SUMENEP- Sejak tahun 2010 lalu, berdasarkan data yang ada di Dinas Pendidikan (Disdik) Kabupaten Sumenep, jumlah lahan sekolah bermasalah mencapai puluhan. Menurutnya, sebagian dari jumlah tersebut sudah diselesaikan. Namun, terkait jumlah lahan sekolah yang belum terselesaikan hingga saat ini, kepala Disdik setempat, A. Shadik sepertinya benar-benar belum punya data yang valid, bahkan ia terkesan plin plan saat membeberakan data.
Selasa (07/4) lalu, Shadik mengungkapkan, jumlah lahan sekolah bermasalah sebanyak 47. Dari jumlah tersebut, sebagian sudah berhasil diselesaikan. Sehingga hanya menyisakan 15 sekolah yang belum jelas status lahannya. “Jadi tinggal 15 yang belum diselesaikan,” papar Shadik waktu itu.
Untuk menyelesaikan persoalan lahan dari 15 sekolah tersisah itu, Shadik mengaku cukup kesulitan. Pasalnya, warga yang mengaku sebagai ahli waris meminta harga yang cukup tinggi, yaitu Rp. 350 ribu per meter.

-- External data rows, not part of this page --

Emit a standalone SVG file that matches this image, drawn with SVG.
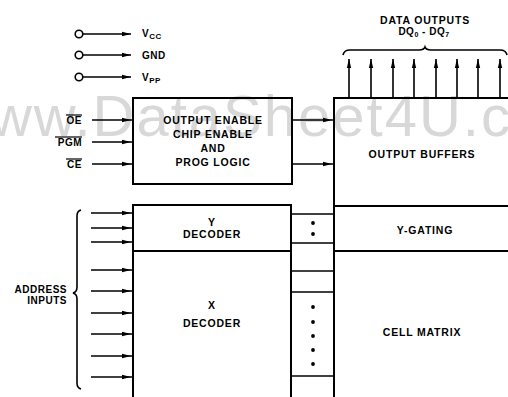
<svg xmlns="http://www.w3.org/2000/svg" width="508" height="397" viewBox="0 0 508 397">
<defs>
<style>
.t{font-family:"Liberation Sans",Arial,sans-serif;font-weight:bold;font-size:10.5px;letter-spacing:0.8px;fill:#000}
.s{font-family:"Liberation Sans",Arial,sans-serif;font-weight:bold;font-size:10px;letter-spacing:0.5px;fill:#000}
.box{fill:none;stroke:#000;stroke-width:2}
.w{stroke:#000;stroke-width:1.6;fill:none}
.ov{stroke:#000;stroke-width:1.2}
.wm{font-family:"Liberation Sans",Arial,sans-serif;font-size:58px;fill:#d8d8d8}
</style>
<marker id="ar" viewBox="0 0 9 6" markerWidth="9" markerHeight="6" refX="11" refY="3" orient="auto" markerUnits="userSpaceOnUse">
<path d="M0,0.8 L9,3 L0,5.2 z" fill="#000"/>
</marker>
<marker id="at" viewBox="0 0 9 6" markerWidth="9" markerHeight="6" refX="9" refY="3" orient="auto" markerUnits="userSpaceOnUse">
<path d="M0,0.8 L9,3 L0,5.2 z" fill="#000"/>
</marker>
</defs>
<rect width="508" height="397" fill="#fff"/>
<text class="wm" x="-54" y="136" letter-spacing="2">www.DataSheet4U.com</text>

<g id="power">
<circle cx="79" cy="34" r="3.8" fill="#fff" stroke="#000" stroke-width="1.6"/>
<circle cx="79" cy="55" r="3.8" fill="#fff" stroke="#000" stroke-width="1.6"/>
<circle cx="79" cy="77" r="3.8" fill="#fff" stroke="#000" stroke-width="1.6"/>
<text class="s" x="142" y="37">V<tspan font-size="8" dy="2">CC</tspan></text>
<text class="s" x="142" y="59">GND</text>
<text class="s" x="142" y="81">V<tspan font-size="8" dy="2">PP</tspan></text>
</g>

<g id="control-labels">
<text class="s" x="82" y="124" text-anchor="end">OE</text>
<text class="s" x="82" y="146" text-anchor="end">PGM</text>
<text class="s" x="82" y="168" text-anchor="end">CE</text>
<line class="ov" x1="66" y1="115" x2="82" y2="115"/>
<line class="ov" x1="55" y1="137" x2="82" y2="137"/>
<line class="ov" x1="66" y1="159" x2="82" y2="159"/>
</g>

<g id="address-label">
<path class="w" stroke-width="1.1" d="M81,210 Q77,211 77,216 L77,287 Q77,292 73,293 Q77,294 77,299 L77,383 Q77,388 81,389"/>
<text class="s" x="67" y="293" text-anchor="end">ADDRESS</text>
<text class="s" x="67" y="304" text-anchor="end">INPUTS</text>
</g>

<g id="data-outputs-label">
<text class="t" x="425" y="24" text-anchor="middle">DATA OUTPUTS</text>
<text class="s" x="424" y="35" text-anchor="middle">DQ<tspan font-size="7" dy="2">0</tspan><tspan dy="-2"> - DQ</tspan><tspan font-size="7" dy="2">7</tspan></text>
<path class="w" stroke-width="1.2" d="M343,55 Q344,50 350,50 L419,50 Q424,50 425,47 Q426,50 431,50 L500,50 Q506,50 507,55"/>
</g>

<g id="control-logic">
<rect class="box" x="133" y="98" width="159" height="86"/>
<text class="t" x="213" y="124" text-anchor="middle">OUTPUT ENABLE</text>
<text class="t" x="213" y="138" text-anchor="middle">CHIP ENABLE</text>
<text class="t" x="213" y="152" text-anchor="middle">AND</text>
<text class="t" x="213" y="166" text-anchor="middle">PROG LOGIC</text>
</g>

<g id="output-buffers">
<rect class="box" x="334" y="98" width="190" height="108"/>
<text class="t" x="422" y="158" text-anchor="middle">OUTPUT BUFFERS</text>
</g>

<g id="y-gating">
<rect class="box" x="334" y="206" width="190" height="45"/>
<text class="t" x="425" y="234" text-anchor="middle">Y-GATING</text>
</g>

<g id="cell-matrix">
<rect class="box" x="334" y="251" width="190" height="160"/>
<text class="t" x="422" y="336" text-anchor="middle">CELL MATRIX</text>
</g>

<g id="y-decoder">
<rect class="box" x="133" y="205" width="158" height="46"/>
<text class="t" x="212" y="226" text-anchor="middle">Y</text>
<text class="t" x="212" y="238" text-anchor="middle">DECODER</text>
</g>

<g id="x-decoder">
<rect class="box" x="133" y="251" width="158" height="160"/>
<text class="t" x="212" y="309" text-anchor="middle">X</text>
<text class="t" x="212" y="327" text-anchor="middle">DECODER</text>
</g>

<g id="connectors">
<line class="w" x1="83" y1="34" x2="131" y2="34" marker-end="url(#at)"/>
<line class="w" x1="83" y1="55" x2="131" y2="55" marker-end="url(#at)"/>
<line class="w" x1="83" y1="77" x2="131" y2="77" marker-end="url(#at)"/>

<line class="w" x1="92" y1="120" x2="133" y2="120" marker-end="url(#ar)"/>
<line class="w" x1="92" y1="142" x2="133" y2="142" marker-end="url(#ar)"/>
<line class="w" x1="92" y1="164" x2="133" y2="164" marker-end="url(#ar)"/>

<line class="w" x1="292" y1="120" x2="334" y2="120" marker-end="url(#ar)"/>
<line class="w" x1="292" y1="164" x2="334" y2="164" marker-end="url(#ar)"/>

<line class="w" x1="91" y1="213" x2="133" y2="213" marker-end="url(#ar)"/>
<line class="w" x1="91" y1="228" x2="133" y2="228" marker-end="url(#ar)"/>
<line class="w" x1="91" y1="242" x2="133" y2="242" marker-end="url(#ar)"/>
<line class="w" x1="91" y1="270" x2="133" y2="270" marker-end="url(#ar)"/>
<line class="w" x1="91" y1="291" x2="133" y2="291" marker-end="url(#ar)"/>
<line class="w" x1="91" y1="313" x2="133" y2="313" marker-end="url(#ar)"/>
<line class="w" x1="91" y1="334" x2="133" y2="334" marker-end="url(#ar)"/>
<line class="w" x1="91" y1="356" x2="133" y2="356" marker-end="url(#ar)"/>
<line class="w" x1="91" y1="377" x2="133" y2="377" marker-end="url(#ar)"/>

<line class="w" x1="291" y1="214" x2="334" y2="214"/>
<line class="w" x1="291" y1="243" x2="334" y2="243"/>
<line class="w" x1="291" y1="271" x2="334" y2="271"/>
<line class="w" x1="291" y1="292" x2="334" y2="292"/>
<line class="w" x1="291" y1="376" x2="334" y2="376"/>
<g fill="#000">
<circle cx="313" cy="223" r="1.9"/>
<circle cx="313" cy="234" r="1.9"/>
<circle cx="313" cy="307" r="1.9"/>
<circle cx="313" cy="322" r="1.9"/>
<circle cx="313" cy="336" r="1.9"/>
<circle cx="313" cy="350" r="1.9"/>
<circle cx="313" cy="364" r="1.9"/>
</g>

<line class="w" x1="349" y1="98" x2="349" y2="59" marker-end="url(#at)"/>
<line class="w" x1="371" y1="98" x2="371" y2="59" marker-end="url(#at)"/>
<line class="w" x1="393" y1="98" x2="393" y2="59" marker-end="url(#at)"/>
<line class="w" x1="414" y1="98" x2="414" y2="59" marker-end="url(#at)"/>
<line class="w" x1="436" y1="98" x2="436" y2="59" marker-end="url(#at)"/>
<line class="w" x1="457" y1="98" x2="457" y2="59" marker-end="url(#at)"/>
<line class="w" x1="478" y1="98" x2="478" y2="59" marker-end="url(#at)"/>
<line class="w" x1="500" y1="98" x2="500" y2="59" marker-end="url(#at)"/>
</g>
</svg>
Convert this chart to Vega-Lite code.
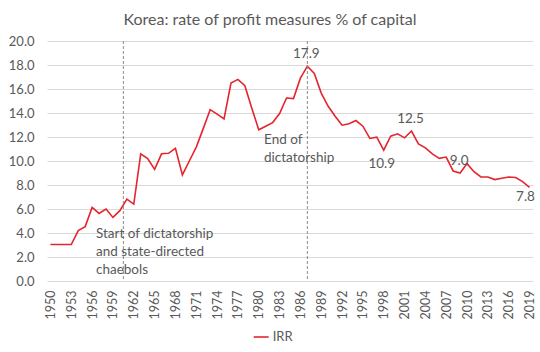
{
  "$schema": "https://vega.github.io/schema/vega-lite/v6.json",
  "width": 486,
  "height": 240,
  "autosize": "none",
  "padding": {"left": 47, "top": 41, "right": 7, "bottom": 71},
  "background": "white",
  "title": {"text": "Korea: rate of profit measures % of capital", "font": "Lato", "fontSize": 16, "fontWeight": "normal", "color": "#595959", "dx": -20, "offset": 7},
  "config": {
    "view": {"stroke": null},
    "axis": {"labelFont": "Lato", "labelColor": "#595959", "title": null, "ticks": false, "domain": false},
    "axisY": {"labelOverlap": false, "labelFlush": false, "grid": true, "gridColor": "#D9D9D9", "gridWidth": 1, "labelFontSize": 13, "labelPadding": 13},
    "text": {"font": "Lato", "color": "#595959"}
  },
  "datasets": {
    "irr": [
      {"year": 1950, "value": 3.04, "series": "IRR"},
      {"year": 1951, "value": 3.04, "series": "IRR"},
      {"year": 1952, "value": 3.04, "series": "IRR"},
      {"year": 1953, "value": 3.04, "series": "IRR"},
      {"year": 1954, "value": 4.2, "series": "IRR"},
      {"year": 1955, "value": 4.53, "series": "IRR"},
      {"year": 1956, "value": 6.13, "series": "IRR"},
      {"year": 1957, "value": 5.63, "series": "IRR"},
      {"year": 1958, "value": 6.0, "series": "IRR"},
      {"year": 1959, "value": 5.3, "series": "IRR"},
      {"year": 1960, "value": 5.86, "series": "IRR"},
      {"year": 1961, "value": 6.83, "series": "IRR"},
      {"year": 1962, "value": 6.41, "series": "IRR"},
      {"year": 1963, "value": 10.6, "series": "IRR"},
      {"year": 1964, "value": 10.2, "series": "IRR"},
      {"year": 1965, "value": 9.3, "series": "IRR"},
      {"year": 1966, "value": 10.6, "series": "IRR"},
      {"year": 1967, "value": 10.64, "series": "IRR"},
      {"year": 1968, "value": 11.05, "series": "IRR"},
      {"year": 1969, "value": 8.84, "series": "IRR"},
      {"year": 1970, "value": 10.0, "series": "IRR"},
      {"year": 1971, "value": 11.16, "series": "IRR"},
      {"year": 1972, "value": 12.7, "series": "IRR"},
      {"year": 1973, "value": 14.28, "series": "IRR"},
      {"year": 1974, "value": 13.9, "series": "IRR"},
      {"year": 1975, "value": 13.5, "series": "IRR"},
      {"year": 1976, "value": 16.5, "series": "IRR"},
      {"year": 1977, "value": 16.8, "series": "IRR"},
      {"year": 1978, "value": 16.27, "series": "IRR"},
      {"year": 1979, "value": 14.4, "series": "IRR"},
      {"year": 1980, "value": 12.6, "series": "IRR"},
      {"year": 1981, "value": 12.9, "series": "IRR"},
      {"year": 1982, "value": 13.2, "series": "IRR"},
      {"year": 1983, "value": 13.95, "series": "IRR"},
      {"year": 1984, "value": 15.25, "series": "IRR"},
      {"year": 1985, "value": 15.2, "series": "IRR"},
      {"year": 1986, "value": 16.9, "series": "IRR"},
      {"year": 1987, "value": 17.9, "series": "IRR"},
      {"year": 1988, "value": 17.3, "series": "IRR"},
      {"year": 1989, "value": 15.66, "series": "IRR"},
      {"year": 1990, "value": 14.56, "series": "IRR"},
      {"year": 1991, "value": 13.73, "series": "IRR"},
      {"year": 1992, "value": 12.98, "series": "IRR"},
      {"year": 1993, "value": 13.1, "series": "IRR"},
      {"year": 1994, "value": 13.37, "series": "IRR"},
      {"year": 1995, "value": 12.9, "series": "IRR"},
      {"year": 1996, "value": 11.88, "series": "IRR"},
      {"year": 1997, "value": 11.99, "series": "IRR"},
      {"year": 1998, "value": 10.9, "series": "IRR"},
      {"year": 1999, "value": 12.07, "series": "IRR"},
      {"year": 2000, "value": 12.27, "series": "IRR"},
      {"year": 2001, "value": 11.93, "series": "IRR"},
      {"year": 2002, "value": 12.5, "series": "IRR"},
      {"year": 2003, "value": 11.43, "series": "IRR"},
      {"year": 2004, "value": 11.1, "series": "IRR"},
      {"year": 2005, "value": 10.6, "series": "IRR"},
      {"year": 2006, "value": 10.22, "series": "IRR"},
      {"year": 2007, "value": 10.33, "series": "IRR"},
      {"year": 2008, "value": 9.17, "series": "IRR"},
      {"year": 2009, "value": 9.0, "series": "IRR"},
      {"year": 2010, "value": 9.78, "series": "IRR"},
      {"year": 2011, "value": 9.11, "series": "IRR"},
      {"year": 2012, "value": 8.67, "series": "IRR"},
      {"year": 2013, "value": 8.67, "series": "IRR"},
      {"year": 2014, "value": 8.45, "series": "IRR"},
      {"year": 2015, "value": 8.56, "series": "IRR"},
      {"year": 2016, "value": 8.67, "series": "IRR"},
      {"year": 2017, "value": 8.62, "series": "IRR"},
      {"year": 2018, "value": 8.28, "series": "IRR"},
      {"year": 2019, "value": 7.8, "series": "IRR"}
    ],
    "events": [{"year": 1960.5}, {"year": 1987}],
    "notes": [
      {"year": 1956.55, "value": 3.92, "note": "Start of dictatorship"},
      {"year": 1956.55, "value": 2.39, "note": "and state-directed"},
      {"year": 1956.55, "value": 0.92, "note": "chaebols"},
      {"year": 1980.76, "value": 11.75, "note": "End of"},
      {"year": 1980.76, "value": 10.22, "note": "dictatorship"}
    ]
  },
  "encoding": {
    "x": {
      "field": "year", "type": "quantitative",
      "scale": {"domain": [1949.5, 2019.5], "nice": false, "zero": false},
      "axis": {
        "values": [1950,1953,1956,1959,1962,1965,1968,1971,1974,1977,1980,1983,1986,1989,1992,1995,1998,2001,2004,2007,2010,2013,2016,2019],
        "format": "d", "labelAngle": -90, "labelFontSize": 12.5, "labelPadding": 9,
        "grid": false, "labelFlush": false, "labelOverlap": false
      }
    }
  },
  "layer": [
    {
      "data": {"name": "irr"},
      "mark": {"type": "line", "strokeWidth": 1.6},
      "encoding": {
        "y": {
          "field": "value", "type": "quantitative",
          "scale": {"domain": [0, 20], "nice": false},
          "axis": {"values": [0,2,4,6,8,10,12,14,16,18,20], "format": ".1f"}
        },
        "color": {
          "field": "series", "type": "nominal",
          "scale": {"range": ["#E4252E"]},
          "legend": {
            "title": null, "orient": "none", "legendX": 205.7, "legendY": 287.5,
            "symbolType": "stroke", "symbolSize": 225, "symbolStrokeWidth": 1.6,
            "labelFont": "Lato", "labelFontSize": 13, "labelColor": "#595959", "labelOffset": 3, "padding": 0
          }
        }
      }
    },
    {
      "data": {"name": "events"},
      "mark": {"type": "rule", "color": "#8C8C8C", "strokeDash": [3, 2], "strokeWidth": 1},
      "encoding": {}
    },
    {
      "data": {"name": "notes"},
      "mark": {"type": "text", "align": "left", "baseline": "middle", "fontSize": 13.5},
      "encoding": {
        "y": {"field": "value", "type": "quantitative", "axis": {"values": [0,2,4,6,8,10,12,14,16,18,20], "format": ".1f"}},
        "text": {"field": "note"}
      }
    },
    {
      "data": {"name": "irr"},
      "transform": [{"filter": {"field": "year", "oneOf": [1987, 2002, 2009]}}],
      "mark": {"type": "text", "align": "center", "baseline": "middle", "fontSize": 13.5, "dy": -12, "dx": -1},
      "encoding": {
        "y": {"field": "value", "type": "quantitative", "axis": {"values": [0,2,4,6,8,10,12,14,16,18,20], "format": ".1f"}},
        "text": {"field": "value", "format": ".1f"}
      }
    },
    {
      "data": {"name": "irr"},
      "transform": [{"filter": {"field": "year", "oneOf": [1998]}}],
      "mark": {"type": "text", "align": "center", "baseline": "middle", "fontSize": 13.5, "dy": 14, "dx": -2},
      "encoding": {
        "y": {"field": "value", "type": "quantitative", "axis": {"values": [0,2,4,6,8,10,12,14,16,18,20], "format": ".1f"}},
        "text": {"field": "value", "format": ".1f"}
      }
    },
    {
      "data": {"name": "irr"},
      "transform": [{"filter": {"field": "year", "oneOf": [2019]}}],
      "mark": {"type": "text", "align": "center", "baseline": "middle", "fontSize": 13.5, "dy": 10, "dx": -4},
      "encoding": {
        "y": {"field": "value", "type": "quantitative", "axis": {"values": [0,2,4,6,8,10,12,14,16,18,20], "format": ".1f"}},
        "text": {"field": "value", "format": ".1f"}
      }
    }
  ]
}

Padahal, dana yang disiapkan pihaknya hanya sebesar Rp. 45 ribu untuk per meternya.
Namun demikian, hanya berselang tiga hari, Kamis (9/4) Shadik justru mengungkapkan hal berbeda. Menurutnya, jumlah lahan sekolah bermasalah sejak tahun 2010 lalu sebanyak 45 sekolah, sedangkan yang masih belum terselesaikan hanya tinggal 6 sekolah. Padahal, sebelumnya ia mengungkapkan masih ada sekitar 15 sekolah yang belum jelas status lahannya.
Sementara saat Koran Madura meminta nama-nama sekolah yang lahannya sudah dan belum diselesaikan itu, ia enggan memberikannya. Menurutnya hal itu tidak perlu. “Yang jelas, dari 45 lahan sekolah yang bermasalah sejak tahun 2010 itu, sekarang hanya tinggal 6. Tidak usah (minta data ini, red.),” katanya sambil lalu langsung melihat data lahan sekolah bermasalah yang dipegannya.
Dikatakan, selama tahun 2015 ini pihaknya masih belum mampu menyelesaikan persoalan lahan sekolah bermasalah itu. Selain masih terkendala harga yang dinilai terlalu tinggi, ia juga berdalih karena tahun 2015 masih baru berjalan tiga bulan. “Masih belum ada. Karena masih baru tiga bulan,” dalihnya.
Namun, dia mengaku akan berupaya agar semua lahan sekolah yang masih bermasalah itu cepat selesai. Shadik mengaku akan melakukan pendekatan secara kekeluargaan kepada warga yang mengaku sebagai pemilik lahan sekolah yang bermasalah itu. “Karena kalau harus membeli dengan harga Rp. 350 ribu permeter, anggaran kami tidak akan cukup,” paparnya.
Sementara terkait anggaran yang telah disiapkan, Shadik mengaku telah menganggarkan kurang lebih Rp. 600 juta lebih yang diambilkan dari Anggaran Pendapatan Dan Belanja Daerah (APBD) Sumenep tahun 2015. “Kalau target, kita tidak bisa menetukan target. Karena, meskipun kita menentukan target, tapi lahannya tetap tidak dibiarkan, itu percuma,” pungkasnya.
Terkait, sebelumnya sempat terjadi penyegelan SDN 1 Banbaru, Kepulauan Gili Raja, Kecamatan Gili Genting pada Senin (6/4) lalu. Namun, sehari setelahnya, Selasa (7/4) akhirnya sekolah itu kembali dibuka. Hal itu menyusul adanya jaminan dari salah seorang anggota DPR-RI, MH. Said Abdullah, bukan dari Disdik setempat, kepada pihak keluarga yang mengaku sebagai pemilik lahan sekolah tersebut.